Yet another Black Screen SNES

Discussion of hardware and software development for Super NES and Super Famicom. See the SNESdev wiki for more information.

Moderator: Moderators

Forum rules
  • For making cartridges of your Super NES games, see Reproduction.
Post Reply
pkmapd
Posts: 2
Joined: Sun May 13, 2018 12:25 pm

Yet another Black Screen SNES

Post by pkmapd »

Hello everybody.

As the tittle suggests, I am dealing with a PAL CPU-02 SNES that suffers of Black Screen. I have tested all the obvious things: voltage regulator and fuse are OK, PCB seems OK (I did not find any damage on it and cleaned with alcohol), capacitors look OK (have not tested them), etc.

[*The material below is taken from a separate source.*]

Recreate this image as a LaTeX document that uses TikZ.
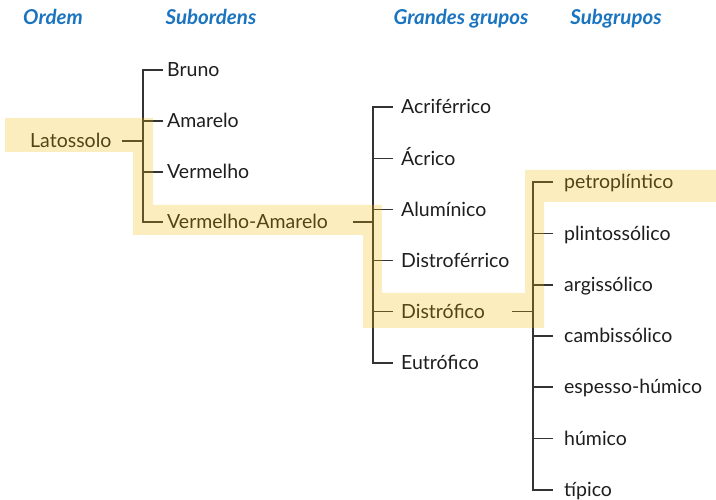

As the power/electrical part seemd to be working, I decided to test the electronics themselfs. I got access to an oscilloscope and started trying things. I had the schematics, so I could get some information about what output to spect from the oscilloscope. I could only test some basic things (controller pins in CPU at HIGH, same for all RESET and the button working well and a few more things).

The problem is that I did not find any information around the internet about how to test each chip independently with the oscilloscope. I read the this may be a failing CPU, but how to get sure about it? Next time I have access to an oscilloscope, what pins should I test and what should I expect to get from there to ensure that the chip (CPU or PPU) is working?

By the way, taking some measurements, I noticed that, for two different games (SSF II Turbo and Bomberman), for the CPU: JPIO pins are HIGH, D0-D7 there is data through them, same for RAMSEL and CPUSEL, pin 18 LOW, from 19-28 HIGH, 29, 30 and 31 LOW, from 32 to 36 HIGH, 37, 38 and 39 LOW, regular pulses on 40, 41 LOW, 42 LOW, 43 HIGH, 44 LOW, 45 HIGH, 46 noisy and I got tired of taking measurements. I checked that there wasdata through the bus that conected both PPU. I suspect that this "random" measurements are not useful at all, since the system had been turned on for a while when I started taking them (maybe it is more useful to check during boot/reset sequence?). I would not trust a lot these measurements, so I plan to repeat them.

I barely know some things about electronics (I'm taking my engineering degree right now). I have experience repairing electronics (old PCs and handheld consoles), but never at a "logic" level I have not found a forum with more SNES experts than this one, so that is why I seek for help out here.

Thank you in advantage and sorry for my bad english.
User avatar
Fisher
Posts: 1249
Joined: Sat Jul 04, 2015 9:58 am
Location: -29.794229 -55.795374

Re: Yet another Black Screen SNES

Post by Fisher »

Other than the CPU, as you already tought of, one of the PPU ICs or even the video memories can be the problem.
The best advice I can give is to try to get an SNES test cart.
This cart sometimes can display things on screen even when some games can't, wich is a nice way to narrow down problems.
Should be a nice start, and it's not too difficult to make a repro of it.
Good luck!
pkmapd
Posts: 2
Joined: Sun May 13, 2018 12:25 pm

Re: Yet another Black Screen SNES

Post by pkmapd »

Thank you for the advie, I will buy some eproms and try. By the way, is there any test cartridge better than others? Any recommendation?

And what about testing the CPU by using the oscilloscope? I will have access to on enext week and I would like to know what to test exactly.

Thanks.
User avatar
koitsu
Posts: 4201
Joined: Sun Sep 19, 2004 9:28 pm
Location: A world gone mad

Re: Yet another Black Screen SNES

Post by koitsu »

By "SNES test cart" he means exactly that: the official one that Nintendo made for their SNES hardware test kiosks. There are dumps of this cart (i.e. ROMs) floating around, so you can burn that + make your own cart.